Vice Governor of Dinagat Islands
- Incumbent
- Assumed office June 30, 2025
- Governor: Nilo Demerey Jr.
- Preceded by: Benglen Ecleo
- In office June 30, 2010 – June 30, 2013
- Governor: Glenda Ecleo
- Preceded by: Elvis dela Merced
- Succeeded by: Benglen Ecleo

Governor of Dinagat Islands
- In office June 30, 2007 – June 30, 2010 Acting governor from December 2, 2006 – June 30, 2007
- Vice Governor: Elvis dela Merced
- Preceded by: Office established
- Succeeded by: Glenda Ecleo

Personal details
- Born: Geraldine Buray Ecleo October 5, 1970 (age 55) Surigao City, Surigao del Norte, Philippines
- Party: PFP (2024–present)
- Other political affiliations: Liberal (2012–2015; 2021–2024) UNA (2015–2021) Independent (2009–2012) Lakas (2007–2009)

= Jade Ecleo =

Filipino politician

Geraldine "Jade" Buray Ecleo-Villaroman (born October 5, 1970) is a Filipina politician and part-time actress and singer.

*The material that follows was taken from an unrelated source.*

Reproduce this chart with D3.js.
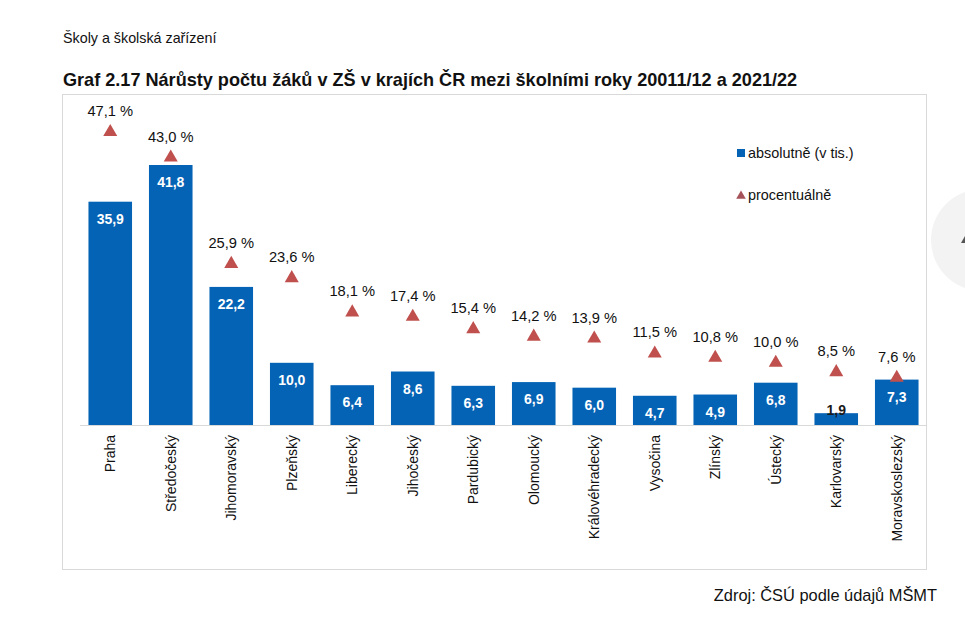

Ecleo served as the first governor of the Philippine province of Dinagat Islands when it was established in 2006. She served as governor from July 1, 2007, until 2010 and was succeeded by her mother, Glenda B. Ecleo. Ecleo served as vice-governor to her mother from July 1, 2010, until 2013 and was defeated in the 2013 elections for the governor post by her mother, who was re-elected for a second term. In the 2016 general elections, she ran for a congressional seat to represent the lone district of Dinagat Islands but was defeated by the incumbent congresswoman, Kaka Bag-ao.

Ecleo is the daughter of Ruben Ecleo, founder of the Philippine Benevolent Missionaries Association, and the sister of Gwendolyn Ecleo and controversial religious politician Ruben Ecleo Jr.

In 2022, Ecleo ran under the Liberal Party for Dinagat Islands representative but lost to her brother Alan.

This 2025 elections, Ecleo ran for vice governor of Dinagat Islands under the Partido Federal ng Pilipinas against her brother Benglen.